Copy out every line exactly, passing over the pictures.

### Supplied data

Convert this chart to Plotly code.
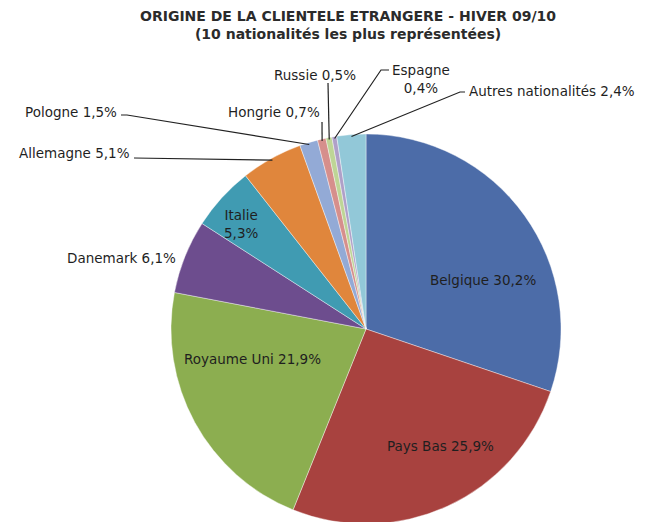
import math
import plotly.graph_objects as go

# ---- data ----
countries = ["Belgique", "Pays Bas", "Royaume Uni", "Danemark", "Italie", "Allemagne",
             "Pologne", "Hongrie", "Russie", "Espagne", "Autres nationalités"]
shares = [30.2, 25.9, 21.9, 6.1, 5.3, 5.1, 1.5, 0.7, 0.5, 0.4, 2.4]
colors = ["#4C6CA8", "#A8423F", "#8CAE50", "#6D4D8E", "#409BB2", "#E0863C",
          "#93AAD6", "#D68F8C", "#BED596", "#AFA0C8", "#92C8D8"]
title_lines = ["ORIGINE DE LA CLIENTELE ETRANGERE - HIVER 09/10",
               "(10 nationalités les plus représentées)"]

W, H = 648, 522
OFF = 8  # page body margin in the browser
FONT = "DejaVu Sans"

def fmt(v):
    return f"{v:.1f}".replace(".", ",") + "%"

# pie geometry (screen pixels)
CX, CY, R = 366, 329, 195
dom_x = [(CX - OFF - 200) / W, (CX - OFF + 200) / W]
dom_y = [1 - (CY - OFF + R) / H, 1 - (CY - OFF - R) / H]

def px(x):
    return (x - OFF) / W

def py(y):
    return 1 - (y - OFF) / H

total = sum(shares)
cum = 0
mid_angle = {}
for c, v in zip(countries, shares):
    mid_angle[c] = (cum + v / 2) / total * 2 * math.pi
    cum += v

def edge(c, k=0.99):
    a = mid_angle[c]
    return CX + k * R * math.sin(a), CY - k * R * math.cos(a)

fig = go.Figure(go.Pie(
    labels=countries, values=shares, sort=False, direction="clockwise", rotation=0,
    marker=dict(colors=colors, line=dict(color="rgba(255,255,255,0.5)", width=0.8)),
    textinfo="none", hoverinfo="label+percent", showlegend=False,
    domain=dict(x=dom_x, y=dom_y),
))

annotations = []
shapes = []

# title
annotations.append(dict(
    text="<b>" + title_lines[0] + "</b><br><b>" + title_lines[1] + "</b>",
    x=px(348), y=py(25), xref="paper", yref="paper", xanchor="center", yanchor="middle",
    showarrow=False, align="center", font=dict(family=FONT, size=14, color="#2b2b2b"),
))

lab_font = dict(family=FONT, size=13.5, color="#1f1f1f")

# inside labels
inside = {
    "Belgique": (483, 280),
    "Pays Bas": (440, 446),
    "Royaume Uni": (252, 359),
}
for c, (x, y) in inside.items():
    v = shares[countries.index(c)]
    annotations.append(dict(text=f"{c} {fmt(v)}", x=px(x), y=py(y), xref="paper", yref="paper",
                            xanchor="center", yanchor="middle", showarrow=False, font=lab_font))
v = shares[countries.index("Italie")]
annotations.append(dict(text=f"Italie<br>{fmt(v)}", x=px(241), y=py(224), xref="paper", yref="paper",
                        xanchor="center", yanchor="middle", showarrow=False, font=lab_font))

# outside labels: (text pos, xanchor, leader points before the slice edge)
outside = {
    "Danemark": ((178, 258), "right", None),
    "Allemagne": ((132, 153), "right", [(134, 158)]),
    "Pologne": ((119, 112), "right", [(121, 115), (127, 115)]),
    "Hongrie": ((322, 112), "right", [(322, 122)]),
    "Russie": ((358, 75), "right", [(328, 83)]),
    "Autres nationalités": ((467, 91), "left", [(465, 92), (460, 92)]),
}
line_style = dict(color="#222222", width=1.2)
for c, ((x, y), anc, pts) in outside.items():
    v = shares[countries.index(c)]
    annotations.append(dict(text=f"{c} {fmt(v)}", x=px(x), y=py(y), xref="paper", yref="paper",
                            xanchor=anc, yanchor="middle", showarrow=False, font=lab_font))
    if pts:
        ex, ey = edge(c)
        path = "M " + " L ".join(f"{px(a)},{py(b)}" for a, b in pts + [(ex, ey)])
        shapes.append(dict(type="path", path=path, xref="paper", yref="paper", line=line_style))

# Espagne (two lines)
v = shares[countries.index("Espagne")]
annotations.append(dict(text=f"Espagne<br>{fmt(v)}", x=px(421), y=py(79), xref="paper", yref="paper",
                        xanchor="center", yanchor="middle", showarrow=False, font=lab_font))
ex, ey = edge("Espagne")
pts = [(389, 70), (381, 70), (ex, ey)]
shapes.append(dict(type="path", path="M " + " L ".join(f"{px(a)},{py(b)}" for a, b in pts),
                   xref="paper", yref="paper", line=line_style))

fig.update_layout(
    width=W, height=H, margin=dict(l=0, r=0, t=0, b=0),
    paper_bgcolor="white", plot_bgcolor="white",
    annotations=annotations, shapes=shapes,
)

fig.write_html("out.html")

######

### Written answer
Convert this chart to Plotly code.
import math
import plotly.graph_objects as go

# ---- data ----
countries = ["Belgique", "Pays Bas", "Royaume Uni", "Danemark", "Italie", "Allemagne",
             "Pologne", "Hongrie", "Russie", "Espagne", "Autres nationalités"]
shares = [30.2, 25.9, 21.9, 6.1, 5.3, 5.1, 1.5, 0.7, 0.5, 0.4, 2.4]
colors = ["#4C6CA8", "#A8423F", "#8CAE50", "#6D4D8E", "#409BB2", "#E0863C",
          "#93AAD6", "#D68F8C", "#BED596", "#AFA0C8", "#92C8D8"]
title_lines = ["ORIGINE DE LA CLIENTELE ETRANGERE - HIVER 09/10",
               "(10 nationalités les plus représentées)"]

W, H = 648, 522
OFF = 8  # page body margin in the browser
FONT = "DejaVu Sans"

def fmt(v):
    return f"{v:.1f}".replace(".", ",") + "%"

# pie geometry (screen pixels)
CX, CY, R = 366, 329, 195
dom_x = [(CX - OFF - 200) / W, (CX - OFF + 200) / W]
dom_y = [1 - (CY - OFF + R) / H, 1 - (CY - OFF - R) / H]

def px(x):
    return (x - OFF) / W

def py(y):
    return 1 - (y - OFF) / H

total = sum(shares)
cum = 0
mid_angle = {}
for c, v in zip(countries, shares):
    mid_angle[c] = (cum + v / 2) / total * 2 * math.pi
    cum += v

def edge(c, k=0.99):
    a = mid_angle[c]
    return CX + k * R * math.sin(a), CY - k * R * math.cos(a)

fig = go.Figure(go.Pie(
    labels=countries, values=shares, sort=False, direction="clockwise", rotation=0,
    marker=dict(colors=colors, line=dict(color="rgba(255,255,255,0.5)", width=0.8)),
    textinfo="none", hoverinfo="label+percent", showlegend=False,
    domain=dict(x=dom_x, y=dom_y),
))

annotations = []
shapes = []

# title
annotations.append(dict(
    text="<b>" + title_lines[0] + "</b><br><b>" + title_lines[1] + "</b>",
    x=px(348), y=py(25), xref="paper", yref="paper", xanchor="center", yanchor="middle",
    showarrow=False, align="center", font=dict(family=FONT, size=14, color="#2b2b2b"),
))

lab_font = dict(family=FONT, size=13.5, color="#1f1f1f")

# inside labels
inside = {
    "Belgique": (483, 280),
    "Pays Bas": (440, 446),
    "Royaume Uni": (252, 359),
}
for c, (x, y) in inside.items():
    v = shares[countries.index(c)]
    annotations.append(dict(text=f"{c} {fmt(v)}", x=px(x), y=py(y), xref="paper", yref="paper",
                            xanchor="center", yanchor="middle", showarrow=False, font=lab_font))
v = shares[countries.index("Italie")]
annotations.append(dict(text=f"Italie<br>{fmt(v)}", x=px(241), y=py(224), xref="paper", yref="paper",
                        xanchor="center", yanchor="middle", showarrow=False, font=lab_font))

# outside labels: (text pos, xanchor, leader points before the slice edge)
outside = {
    "Danemark": ((178, 258), "right", None),
    "Allemagne": ((132, 153), "right", [(134, 158)]),
    "Pologne": ((119, 112), "right", [(121, 115), (127, 115)]),
    "Hongrie": ((322, 112), "right", [(322, 122)]),
    "Russie": ((358, 75), "right", [(328, 83)]),
    "Autres nationalités": ((467, 91), "left", [(465, 92), (460, 92)]),
}
line_style = dict(color="#222222", width=1.2)
for c, ((x, y), anc, pts) in outside.items():
    v = shares[countries.index(c)]
    annotations.append(dict(text=f"{c} {fmt(v)}", x=px(x), y=py(y), xref="paper", yref="paper",
                            xanchor=anc, yanchor="middle", showarrow=False, font=lab_font))
    if pts:
        ex, ey = edge(c)
        path = "M " + " L ".join(f"{px(a)},{py(b)}" for a, b in pts + [(ex, ey)])
        shapes.append(dict(type="path", path=path, xref="paper", yref="paper", line=line_style))

# Espagne (two lines)
v = shares[countries.index("Espagne")]
annotations.append(dict(text=f"Espagne<br>{fmt(v)}", x=px(421), y=py(79), xref="paper", yref="paper",
                        xanchor="center", yanchor="middle", showarrow=False, font=lab_font))
ex, ey = edge("Espagne")
pts = [(389, 70), (381, 70), (ex, ey)]
shapes.append(dict(type="path", path="M " + " L ".join(f"{px(a)},{py(b)}" for a, b in pts),
                   xref="paper", yref="paper", line=line_style))

fig.update_layout(
    width=W, height=H, margin=dict(l=0, r=0, t=0, b=0),
    paper_bgcolor="white", plot_bgcolor="white",
    annotations=annotations, shapes=shapes,
)

fig.write_html("out.html")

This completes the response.